Loadtesting EdgeRouter 4 in more depth


Problem statement

Previously I have load-tested a bunch of routers. A reader wrote me a nice email, complimenting on the post… and asking whether I considered tuning the EdgeRouter 4 setup:

One question I had was around the ER4 results, you commented that there was a major falloff when a threshold was hit. Your commentary actually is spot on for how the Canvium offload works - there is a tracking table for flows that can be overloaded at the default levels. Did you try increasing the size of “System → Offload → Flow Table Size” or reducing size of the Flow Lifetime?

I would imagine that is why you were able to blow out performance on the imix results as the small streams eventually starved out the Flow Table as they were shorter than the reap interval of Flow Lifetime.

More info is here: Hardware-Offloading – Section: Optional Offloading Optimizations and Testing

Answering that question with flat “no” would not be very useful, I think.

Therefore in this post I’ll try and answer the question: What happens with the loadtest when I tweak the flow lifetime and flow table size?

Test setup

I resurrected the same setup from the Loadtesting bunch of routers article1. In the interest of saving time I’ll be only using imix.py profile for all the tests.

After getting a baseline, I will use the following config command to tweak flow lifetime:

configure
# Set flow lifetime to 12s (default).
# For the test I will try 6, 1, 0.
set system offload flow-lifetime 12
commit; exit

And then I’ll use the following config command to tweak the flow table size:

configure
# Set flow table size to 8192 for mem consumption of 1-4MB (default).
# For the test I will try 65536, 524288, 4194304, 16777216.
set system offload ipv4 table-size 8192
commit; exit

Issues during the test run

Below (each per section) are issues I’ve encountered as I was running the test.

Documentation of flow-lifetime

The Unifi documentation page (linked above) says that flow-lifetime can be 0-4294967295. That is a lie:

ubnt@EdgeRouter-4# set system offload flow-lifetime 0
must be between 1-300

So no 0 value for us.

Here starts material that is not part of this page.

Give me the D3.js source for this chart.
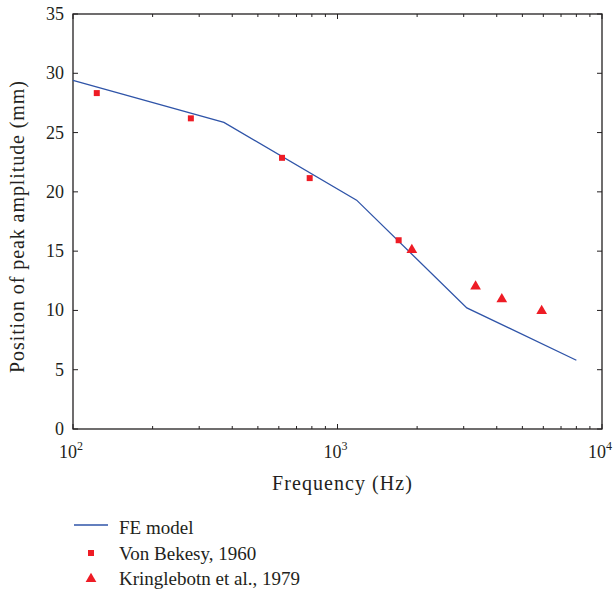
<!DOCTYPE html>
<html>
<head>
<meta charset="utf-8">
<script src="https://cdn.jsdelivr.net/npm/d3@7"></script>
<style>
  body { margin: 0; background: #fff; }
  text { font-family: "Liberation Serif", "DejaVu Serif", serif; fill: #231f20; }
</style>
</head>
<body>
<script>
// FE model line (freq Hz, position mm)
const modelFreq = [100, 372, 1181, 3083, 8000];
const modelPos = [29.4, 25.86, 19.3, 10.21, 5.8];

// Von Bekesy, 1960
const bekesyFreq = [123, 279, 617, 785, 1703];
const bekesyPos = [28.33, 26.2, 22.87, 21.16, 15.92];

// Kringlebotn et al., 1979
const kringFreq = [1910, 3327, 4180, 5914];
const kringPos = [15.1, 12.03, 10.95, 9.96];

const yTicks = [0, 5, 10, 15, 20, 25, 30, 35];
const xTicks = [100, 1000, 10000];

const width = 615, height = 595;
const margin = { left: 73, right: 13, top: 14, bottom: 166 };

const svg = d3.select("body").append("svg")
    .attr("width", width)
    .attr("height", height);

const x = d3.scaleLog().domain([100, 10000]).range([margin.left, width - margin.right]);
const y = d3.scaleLinear().domain([0, 35]).range([height - margin.bottom, margin.top]);

const x0 = x.range()[0], x1 = x.range()[1];
const y0 = y.range()[0], y1 = y.range()[1];

// ticks, all pointing inward
const minor = [];
[100, 1000].forEach(d => { for (let k = 2; k <= 9; k++) minor.push(d * k); });

const tg = svg.append("g").attr("stroke", "#231f20").attr("stroke-width", 1);
xTicks.forEach(d => {
    tg.append("line").attr("x1", x(d)).attr("x2", x(d)).attr("y1", y0).attr("y2", y0 - 5);
    tg.append("line").attr("x1", x(d)).attr("x2", x(d)).attr("y1", y1).attr("y2", y1 + 5);
});
minor.forEach(d => {
    tg.append("line").attr("x1", x(d)).attr("x2", x(d)).attr("y1", y0).attr("y2", y0 - 3);
    tg.append("line").attr("x1", x(d)).attr("x2", x(d)).attr("y1", y1).attr("y2", y1 + 3);
});
yTicks.forEach(d => {
    tg.append("line").attr("x1", x0).attr("x2", x0 + 5).attr("y1", y(d)).attr("y2", y(d));
    tg.append("line").attr("x1", x1).attr("x2", x1 - 5).attr("y1", y(d)).attr("y2", y(d));
});

// frame
svg.append("rect")
    .attr("x", x0).attr("y", y1)
    .attr("width", x1 - x0).attr("height", y0 - y1)
    .attr("fill", "none")
    .attr("stroke", "#231f20")
    .attr("stroke-width", 1.3);

// y tick labels
svg.append("g").selectAll("text")
    .data(yTicks)
    .enter().append("text")
    .attr("x", x0 - 9)
    .attr("y", d => y(d) + 6)
    .attr("text-anchor", "end")
    .attr("font-size", 18)
    .text(d => d);

// x tick labels 10^n
const xl = svg.append("g").selectAll("text")
    .data(xTicks)
    .enter().append("text")
    .attr("x", d => x(d) - 2)
    .attr("y", y0 + 29)
    .attr("text-anchor", "middle")
    .attr("font-size", 18);
xl.append("tspan").text("10");
xl.append("tspan")
    .attr("dy", -8)
    .attr("font-size", 12)
    .text(d => Math.round(Math.log10(d)));

// axis titles
svg.append("text")
    .attr("x", 342)
    .attr("y", 490)
    .attr("text-anchor", "middle")
    .attr("font-size", 20)
    .attr("textLength", 140)
    .text("Frequency (Hz)");

svg.append("text")
    .attr("transform", "translate(24, 227) rotate(-90)")
    .attr("text-anchor", "middle")
    .attr("font-size", 20)
    .attr("textLength", 292)
    .text("Position of peak amplitude (mm)");

// FE model line
const lineData = modelFreq.map((f, i) => [f, modelPos[i]]);
svg.append("path")
    .datum(lineData)
    .attr("fill", "none")
    .attr("stroke", "#2f54a8")
    .attr("stroke-width", 1.3)
    .attr("d", d3.line().x(d => x(d[0])).y(d => y(d[1])));

// Von Bekesy squares
const sq = d3.symbol().type(d3.symbolSquare).size(36);
svg.append("g").selectAll("path")
    .data(bekesyFreq.map((f, i) => [f, bekesyPos[i]]))
    .enter().append("path")
    .attr("d", sq)
    .attr("transform", d => `translate(${x(d[0])},${y(d[1])})`)
    .attr("fill", "#ee1c25");

// Kringlebotn triangles
const tri = d3.symbol().type(d3.symbolTriangle).size(50);
svg.append("g").selectAll("path")
    .data(kringFreq.map((f, i) => [f, kringPos[i]]))
    .enter().append("path")
    .attr("d", tri)
    .attr("transform", d => `translate(${x(d[0])},${y(d[1])})`)
    .attr("fill", "#ee1c25");

// legend
const legend = svg.append("g");
legend.append("line")
    .attr("x1", 74).attr("x2", 108)
    .attr("y1", 525).attr("y2", 525)
    .attr("stroke", "#2f54a8")
    .attr("stroke-width", 1.3);
legend.append("path")
    .attr("d", sq)
    .attr("transform", "translate(91,553)")
    .attr("fill", "#ee1c25");
legend.append("path")
    .attr("d", tri)
    .attr("transform", "translate(91,579)")
    .attr("fill", "#ee1c25");

const legendLabels = ["FE model", "Von Bekesy, 1960", "Kringlebotn et al., 1979"];
legend.selectAll("text")
    .data(legendLabels)
    .enter().append("text")
    .attr("x", 119)
    .attr("y", (d, i) => 534 + i * 25.5)
    .attr("font-size", 19)
    .text(d => d);
</script>
</body>
</html>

Given the lie, I have also run a test with explicit flow lifetime of 12, to make sure that unspecified default is indeed 12.

Documentation of table-size

I might be reading the output of show ubnt offload statistics wrong:

ubnt@EdgeRouter-4:~$ show ubnt offload statistics 

[...]

 Forwarding cache size (IPv4)
=============================

table_size (buckets)                  16384
[...]
 Flow cache table size (IPv6)
=============================

table_size (buckets)                  8192
[...]

but the default doesn’t seem to be 8196 for IPv4 – like the documentation says – but rather 16384. And 8196 for IPv6.

Sigh.

Are the table sizes applied?

During the testing I was overcome by a weird feeling that the table-size could be only adjusted during reboot2. So for one of the values (table-size = 512k) I also rebooted the device and re-ran the test. That is marked in the results below as try2.

But spoiler alert: no, it is likely applied at runtime, at commit time.

Results

Overall

overall results overall results; full details on loadtest results

The ftoX suffix signifies results for flow-timeout value of X, and the tblY suffix for table-size value of Y.

I was expecting significant delta for at least the increased table sizes. Unfortunately – as depicted above – there’s hardly any difference.

In desperation I also tried flow-lifetime = 1 and table-size = 16777216. That’s the tbl16Mfto1. Still no luck boosting the performance significantly.

Scaled down imix

Therefore I also edited down the imix.py profile to only use smaller amount of source IP, destination IP combos. In the graphs below imix1 profile signifies 1 src_ip + 1 dst_ip. Similarly for imix103.

result with less flows result with less flows; full details in flows – results

Closing words

Even though it’s very surprising, neither the table-size nor the flow-lifetime made significant difference for imix performance on EdgeRouter 4.

The only factor making a significant difference was downscaling number of flows.

Maybe there’s something more to be tweaked in the settings, but I don’t know what that would be.

In any case, there’s some opaque bottleneck that doesn’t seem to be directly influenced by the flow table size (or the flow lifetime)4.

  1. And if I were reading my own notes thoroughly, I would saved myself some initial debugging due to the missing ip neigh add ... on the DUT. Because baseline like this is no joy.

  2. Which is what happens to me when I’m tweaking a value of (IMO) fundamental importance and I’m getting unexpectedly negligible delta.

  3. As my wife’s shirt says: “There are two kinds of people in this world: Those who can extrapolate from incomplete data”

  4. I think that similar issue would come up when using stateful firewall on Linux. Which would be direct analog of what the offload does. That said, I would expect netfilter to be highly responsive to sysctl tweaking.